▼
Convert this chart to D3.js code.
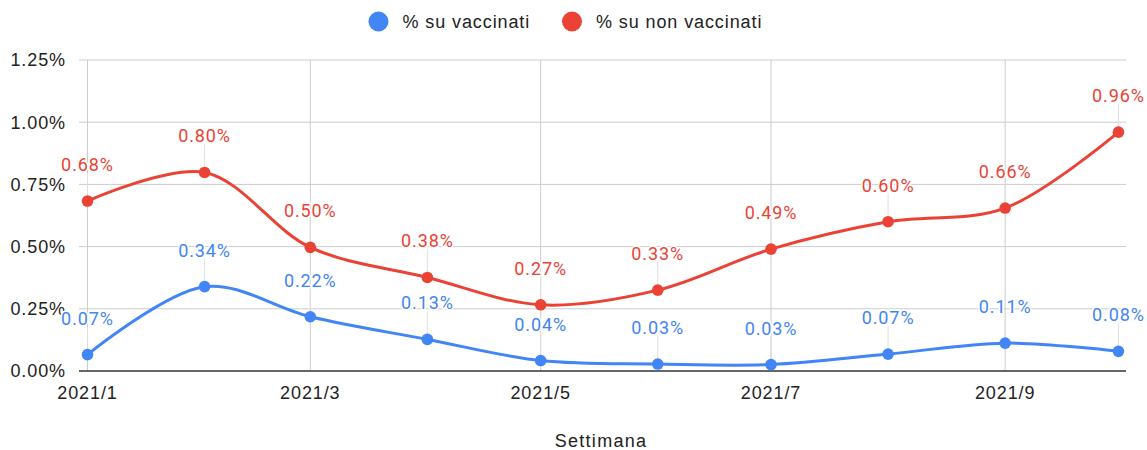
<!DOCTYPE html>
<html><head><meta charset="utf-8">
<script src="https://cdn.jsdelivr.net/npm/d3@7"></script>
<style>
html,body{margin:0;padding:0;background:#fff;}
svg{display:block;}
text{font-family:"Liberation Sans",Arial,sans-serif;}
</style></head>
<body><div id="chart"></div>
<script>
const categories = ["2021/1","2021/2","2021/3","2021/4","2021/5","2021/6","2021/7","2021/8","2021/9","2021/10"];
const vaccinati = [0.066, 0.339, 0.218, 0.127, 0.042, 0.028, 0.026, 0.068, 0.112, 0.079];
const nonVaccinati = [0.683, 0.798, 0.497, 0.376, 0.266, 0.325, 0.49, 0.6, 0.655, 0.96];
const yTicks = [0, 0.25, 0.5, 0.75, 1.0, 1.25];
const xTickLabels = ["2021/1","2021/3","2021/5","2021/7","2021/9"];
const seriesNames = ["% su vaccinati", "% su non vaccinati"];
const colors = ["#4285F4", "#EA4335"];
const xTitle = "Settimana";

const W = 1147, H = 450;
const svg = d3.select("#chart").append("svg").attr("width", W).attr("height", H);

const parse = d3.utcParse("%Y/%m");
const fmtX = d3.utcFormat("%Y/%-m");
const dates = categories.map(parse);

const x = d3.scaleUtc()
  .domain([parse("2021/1"), d3.utcDay.offset(parse("2021/10"), 2)])
  .range([87.5, 1126]);
const y = d3.scaleLinear().domain([0, 1.25]).range([371, 60]);
const gridLeft = 79, gridRight = 1126;

// horizontal gridlines
svg.append("g").selectAll("line").data(yTicks.slice(1)).join("line")
  .attr("x1", gridLeft).attr("x2", gridRight)
  .attr("y1", d => y(d)).attr("y2", d => y(d))
  .attr("stroke", "#cccccc").attr("stroke-width", 1);

// vertical gridlines
const xTickDates = xTickLabels.map(parse);
svg.append("g").selectAll("line").data(xTickDates).join("line")
  .attr("x1", d => x(d)).attr("x2", d => x(d))
  .attr("y1", y(1.25)).attr("y2", y(0))
  .attr("stroke", "#cccccc").attr("stroke-width", 1);

// y labels
svg.append("g").selectAll("text").data(yTicks).join("text")
  .attr("x", 66).attr("y", d => y(d)).attr("dy", "0.35em")
  .attr("text-anchor", "end").attr("font-size", 18).attr("letter-spacing", 0.9)
  .attr("fill", "#222").text(d => d.toFixed(2) + "%");

// x labels
svg.append("g").selectAll("text").data(xTickDates).join("text")
  .attr("x", d => x(d)).attr("y", 399)
  .attr("text-anchor", "middle").attr("font-size", 18).attr("letter-spacing", 0.9)
  .attr("fill", "#222").text(d => fmtX(d));

// x title
svg.append("text").attr("x", 601).attr("y", 447).attr("text-anchor", "middle")
  .attr("font-size", 18).attr("letter-spacing", 1.3).attr("fill", "#222").text(xTitle);

// baseline
svg.append("line").attr("x1", gridLeft).attr("x2", gridRight)
  .attr("y1", y(0)).attr("y2", y(0)).attr("stroke", "#333").attr("stroke-width", 1.3);

const series = [vaccinati, nonVaccinati];
const line = d3.line().x((d, i) => x(dates[i])).y(d => y(d)).curve(d3.curveCatmullRom.alpha(0.5));

// stems
series.forEach((vals, s) => {
  svg.append("g").selectAll("line").data(vals).join("line")
    .attr("x1", (d, i) => x(dates[i])).attr("x2", (d, i) => x(dates[i]))
    .attr("y1", d => y(d) - 28).attr("y2", d => y(d))
    .attr("stroke", "#e0e0e0").attr("stroke-width", 1);
});

series.forEach((vals, s) => {
  svg.append("path").datum(vals).attr("d", line)
    .attr("fill", "none").attr("stroke", colors[s]).attr("stroke-width", 3);
  svg.append("g").selectAll("circle").data(vals).join("circle")
    .attr("cx", (d, i) => x(dates[i])).attr("cy", d => y(d)).attr("r", 5.8)
    .attr("fill", colors[s]);
});

// data labels
series.forEach((vals, s) => {
  svg.append("g").selectAll("text").data(vals).join("text")
    .attr("x", (d, i) => x(dates[i])).attr("y", d => y(d) - 30)
    .attr("text-anchor", "middle").attr("font-size", 18).attr("letter-spacing", 0.9)
    .style("font-family", "Roboto, sans-serif")
    .attr("fill", colors[s]).attr("stroke", "#fff").attr("stroke-width", 3)
    .attr("paint-order", "stroke").attr("stroke-linejoin", "round")
    .text(d => d.toFixed(2) + "%");
});

// legend
const legendX = [378.5, 572];
seriesNames.forEach((name, s) => {
  svg.append("circle").attr("cx", legendX[s]).attr("cy", 21.5).attr("r", 10).attr("fill", colors[s]);
  svg.append("text").attr("x", legendX[s] + 24).attr("y", 27.5)
    .attr("font-size", 18).attr("letter-spacing", 0.9).attr("fill", "#222").text(name);
});
</script></body></html>
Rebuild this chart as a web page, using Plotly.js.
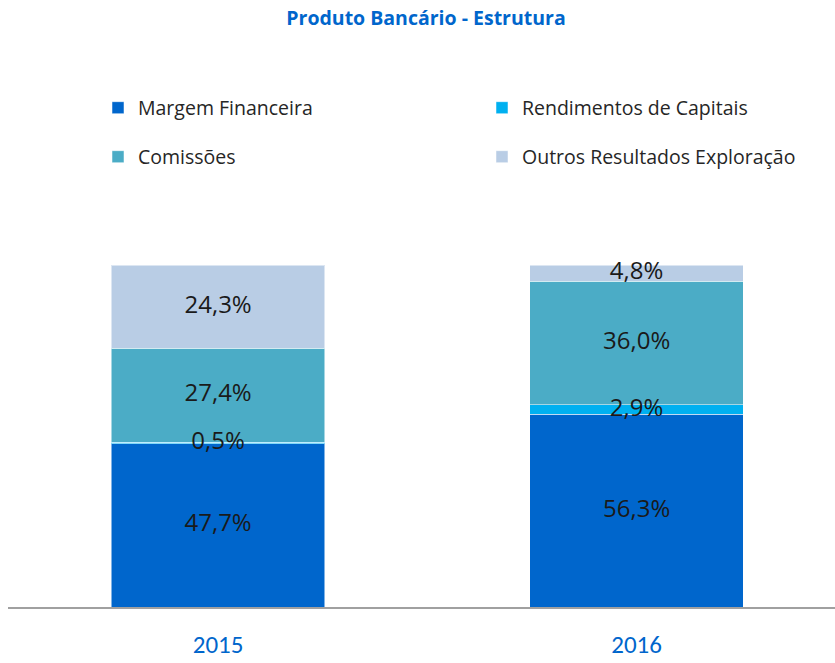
<!DOCTYPE html>
<html>
<head>
<meta charset="utf-8">
<script src="https://cdn.plot.ly/plotly-3.0.1.min.js"></script>
<style>html,body{margin:0;padding:0;background:#fff;}#chart{width:835px;height:663px;}</style>
</head>
<body>
<div id="chart"></div>
<script>
const years = ['2015', '2016'];
const seriesNames = ['Margem Financeira', 'Rendimentos de Capitais', 'Comissões', 'Outros Resultados Exploração'];
const margemFinanceira = [47.7, 56.3];
const rendimentosCapitais = [0.5, 2.9];
const comissoes = [27.4, 36.0];
const outrosResultados = [24.3, 4.8];

const colors = ['#0066CC', '#00B0F0', '#4BACC6', '#B9CDE5'];
const legendIds = ['legend', 'legend2', 'legend3', 'legend4'];
const values = [margemFinanceira, rendimentosCapitais, comissoes, outrosResultados];

const traces = values.map((v, i) => ({
  type: 'bar',
  name: seriesNames[i],
  x: years,
  y: v,
  width: 0.51,
  legend: legendIds[i],
  marker: {color: colors[i], line: {color: 'rgba(255,255,255,0.5)', width: 1}},
  hoverinfo: 'skip'
}));

// data labels drawn on top of all segments, at each segment's middle
const labelX = [], labelY = [], labelText = [];
years.forEach((yr, j) => {
  let base = 0;
  values.forEach(v => {
    labelX.push(yr);
    labelY.push(base + v[j] / 2);
    labelText.push(v[j].toFixed(1).replace('.', ',') + '%');
    base += v[j];
  });
});
traces.push({
  type: 'scatter', mode: 'text',
  x: labelX, y: labelY, text: labelText,
  textposition: 'middle center',
  textfont: {family: 'Open Sans, Noto Sans, sans-serif', size: 24, color: '#1a1a1a'},
  showlegend: false, hoverinfo: 'skip', cliponaxis: false
});

const legFont = {family: 'Open Sans, Noto Sans, sans-serif', size: 19.5, color: '#262626'};
function leg(x, y) {
  return {x: x, y: y, xanchor: 'left', yanchor: 'middle', xref: 'paper', yref: 'paper',
          font: legFont, bgcolor: 'rgba(0,0,0,0)', borderwidth: 0, orientation: 'v'};
}
const row1 = (607 - 108) / 342;
const row2 = (607 - 157) / 342;
const col1 = (98 - 8) / 827;
const col2 = (482 - 8) / 827;

const layout = {
  width: 835, height: 663,
  margin: {l: 8, r: 0, t: 265, b: 56},
  paper_bgcolor: '#ffffff', plot_bgcolor: '#ffffff',
  barmode: 'stack',
  bargap: 0,
  showlegend: true,
  title: {
    text: '<b>Produto Bancário - Estrutura</b>',
    font: {family: 'Open Sans, Noto Sans, sans-serif', size: 19.5, color: '#0066CC'},
    x: 426 / 835, xanchor: 'center', xref: 'container',
    y: 1 - 18 / 663, yanchor: 'middle', yref: 'container'
  },
  legend: leg(col1, row1),
  legend2: leg(col2, row1),
  legend3: leg(col1, row2),
  legend4: leg(col2, row2),
  xaxis: {
    type: 'category',
    range: [-0.502, 1.474],
    showline: true, linecolor: '#A0A0A0', linewidth: 2,
    showgrid: false, zeroline: false, ticks: '',
    tickfont: {family: 'Carlito, Open Sans, Noto Sans, sans-serif', size: 25, color: '#0066CC'},
    ticklabelstandoff: 14,
    fixedrange: true
  },
  yaxis: {range: [0, 100], visible: false, fixedrange: true}
};

Plotly.newPlot('chart', traces, layout, {displayModeBar: false, staticPlot: true});
</script>
</body>
</html>
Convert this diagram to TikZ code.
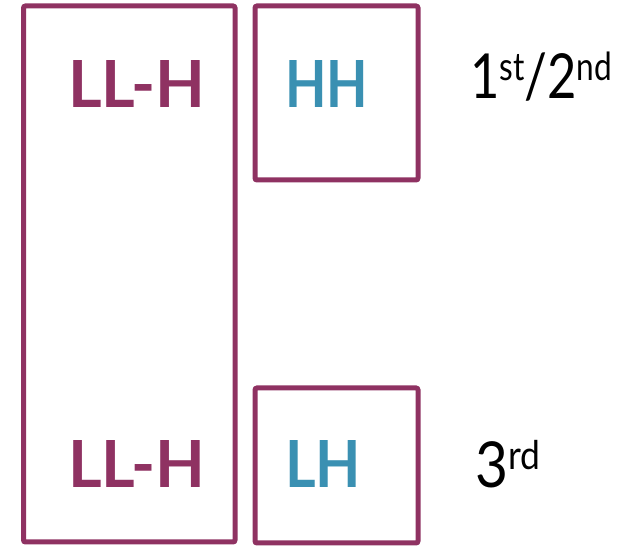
▲
Filter the data for the string "Convert" and copy every line that has it.

Convert this chart to D3.js code.
Convert this diagram to TikZ code.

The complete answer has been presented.